No dia seguinte, desanimada, vi que um tapume fechava a parede, fazendo as vezes de pedra, e do lado havia uma pequena abertura substituindo o tubo de cera por onde elas faziam seu movimentado entra-e-sai. Algumas abelhas voavam por ali, indicando que, aparentemente, haviam resistido à tragédia (“só trocamos a porta da entrada”, ironizava seu Antonio).
Mas a alegria durou pouco. Mais um dia, e seu Antonio me contou que havia visto, logo cedo, o enxame voar todo junto, abandonando o local (“acharam um condomínio melhor, foram seguindo o corretor”). Apavorei-me, pois minha cliente iria voltar naquele dia...
Não dá para registrar a confusão que se instalou. Ela, desesperada, ligando para o especialista, e ele tentando minimizar a tragédia dizendo que, se houvesse ainda alguma movimentação de abelhas por ali, poderia salvar parte do enxame. Mas não havia. A mim, confessou que as abelhas saírem todas voando juntas, depois desse episódio, seria um fato muito raro. Elas passam cerca de 90 dias construindo um novo ninho nas proximidades (a abelha jataí nunca voa a mais de 800 a 1000m de onde está), e só fariam essa revoada em enxame caso a movimentação tivesse se iniciado neste período – o que não é verdade. “Para mim”, ele segredou, “a colônia foi destruída. O pessoal viu a colméia aberta, comeu o mel e depois fechou tudo com o tapume, só para parecer que estava tudo bem”. Faz sentido.
Minha cliente me ligou catatônica. Ficou em silêncio ao telefone, apenas dizendo, com voz sumida, de quando em quando: “Eu recomendei tanto...”. Perdi o sono por causa das tais abelhas. Já havia perdido tempo demais também por causa delas, tentando resolver a situação.

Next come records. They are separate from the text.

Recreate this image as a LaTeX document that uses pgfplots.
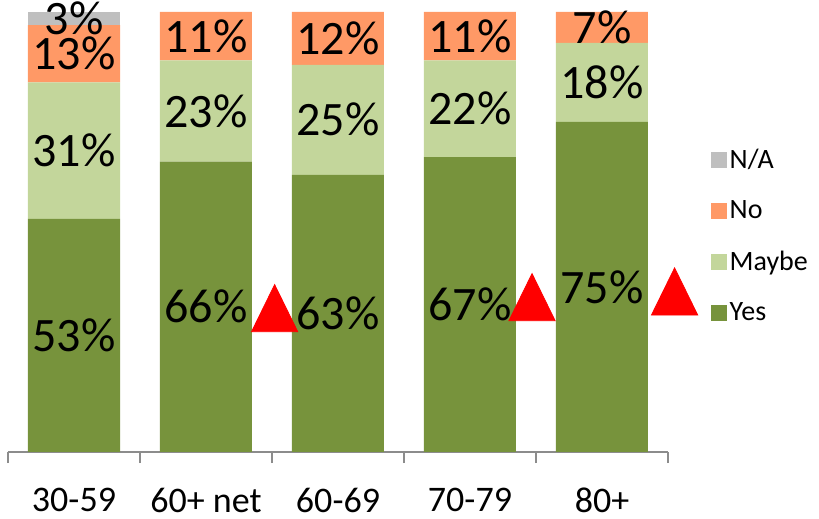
\documentclass[border=0pt]{standalone}
\usepackage{fontspec}
\setmainfont{Carlito}
\usepackage{pgfplots}
\pgfplotsset{compat=1.18}
\definecolor{yescol}{HTML}{77933C}
\definecolor{maybecol}{HTML}{C3D69B}
\definecolor{nocol}{HTML}{FF9966}
\definecolor{nacol}{HTML}{BFBFBF}
\definecolor{axgray}{HTML}{8C8C8C}
\begin{document}
\begin{tikzpicture}
\useasboundingbox (0,0) rectangle (409.5pt,259.5pt);
% bars
\begin{axis}[
  at={(4pt,33.5pt)}, anchor=south west,
  width=330pt, height=220pt, scale only axis,
  ybar stacked, bar width=46pt,
  xmin=-0.5, xmax=4.5, ymin=0, ymax=100,
  clip=false,
  axis y line=none,
  axis x line*=bottom,
  x axis line style={axgray, line width=0.8pt, -},
  xtick={0,1,2,3,4},
  xticklabels={30-59,60+ net,60-69,70-79,80+},
  major tick length=0pt,
  minor xtick={-0.5,0.5,1.5,2.5,3.5,4.5},
  minor tick length=5.5pt,
  tick align=outside,
  minor tick style={axgray, line width=0.8pt},
  xticklabel style={font=\fontsize{18}{20}\selectfont, yshift=-14.5pt},
  legend style={at={(1.055,0.705)}, anchor=north west, draw=none, fill=none,
    font=\fontsize{14}{16}\selectfont, row sep=11.5pt,
    nodes={inner sep=1.5pt}},
  legend cell align=left,
  reverse legend,
  legend image code/.code={\fill[#1] (-2pt,-4pt) rectangle (6pt,4pt);},
]
\addplot[fill=yescol, draw=none] coordinates {(0,53) (1,66) (2,63) (3,67) (4,75)};
\addlegendentry{Yes}
\addplot[fill=maybecol, draw=none] coordinates {(0,31) (1,23) (2,25) (3,22) (4,18)};
\addlegendentry{Maybe}
\addplot[fill=nocol, draw=none] coordinates {(0,13) (1,11) (2,12) (3,11) (4,7)};
\addlegendentry{No}
\addplot[fill=nacol, draw=none] coordinates {(0,3) (1,0) (2,0) (3,0) (4,0)};
\addlegendentry{N/A}
\end{axis}
% labels and markers
\begin{axis}[
  at={(4pt,33.5pt)}, anchor=south west,
  width=330pt, height=220pt, scale only axis,
  xmin=-0.5, xmax=4.5, ymin=0, ymax=100,
  clip=false, hide axis,
]
\addplot[draw=none, mark=none, nodes near coords, point meta=explicit symbolic,
  nodes near coords style={anchor=center, font=\fontsize{24}{28}\selectfont, text=black}]
  coordinates {
  (0,26.5) [53\%] (0,68.5) [31\%] (0,90.5) [13\%] (0,98.5) [3\%]
  (1,33) [66\%] (1,77.5) [23\%] (1,94.5) [11\%]
  (2,31.5) [63\%] (2,75.5) [25\%] (2,94) [12\%]
  (3,33.5) [67\%] (3,78) [22\%] (3,94.5) [11\%]
  (4,37.5) [75\%] (4,84) [18\%] (4,96.5) [7\%]
  };
\addplot[only marks, mark=triangle*, mark size=15.7pt, color=red,
  mark options={xscale=0.85, draw=red, fill=red}]
  coordinates {(1.52,30.9) (3.47,33.4) (4.55,34.7)};
\end{axis}
\end{tikzpicture}
\end{document}
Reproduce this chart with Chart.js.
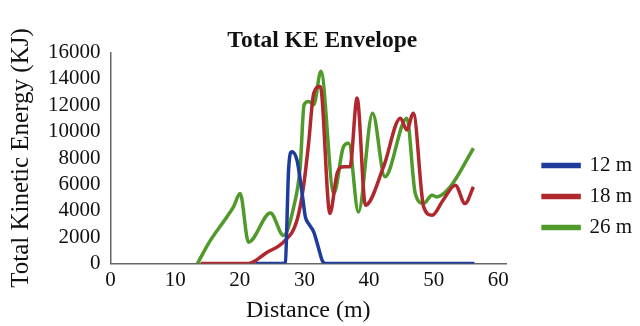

Então, decidi: quando minha cliente for viajar novamente – e só vai voltar quando a obra estiver terminada – vou comprar do seu Waldemar uma caixa especial, dessas bonitinhas, feitas artesanalmente para compor o paisagismo do jardim, com um enxame de abelhas jataí dentro. Custa meio caro, mas compensará as lágrimas da minha cliente e as lamúrias que eu teria que ouvir daqui para frente. E o melhor: seu Antonio se prontificou em rachar comigo a caixa. Não a caixa propriamente dita, mas o valor dela, claro. Afinal, chega de cultivar abelhas sem ferrão e sem teto.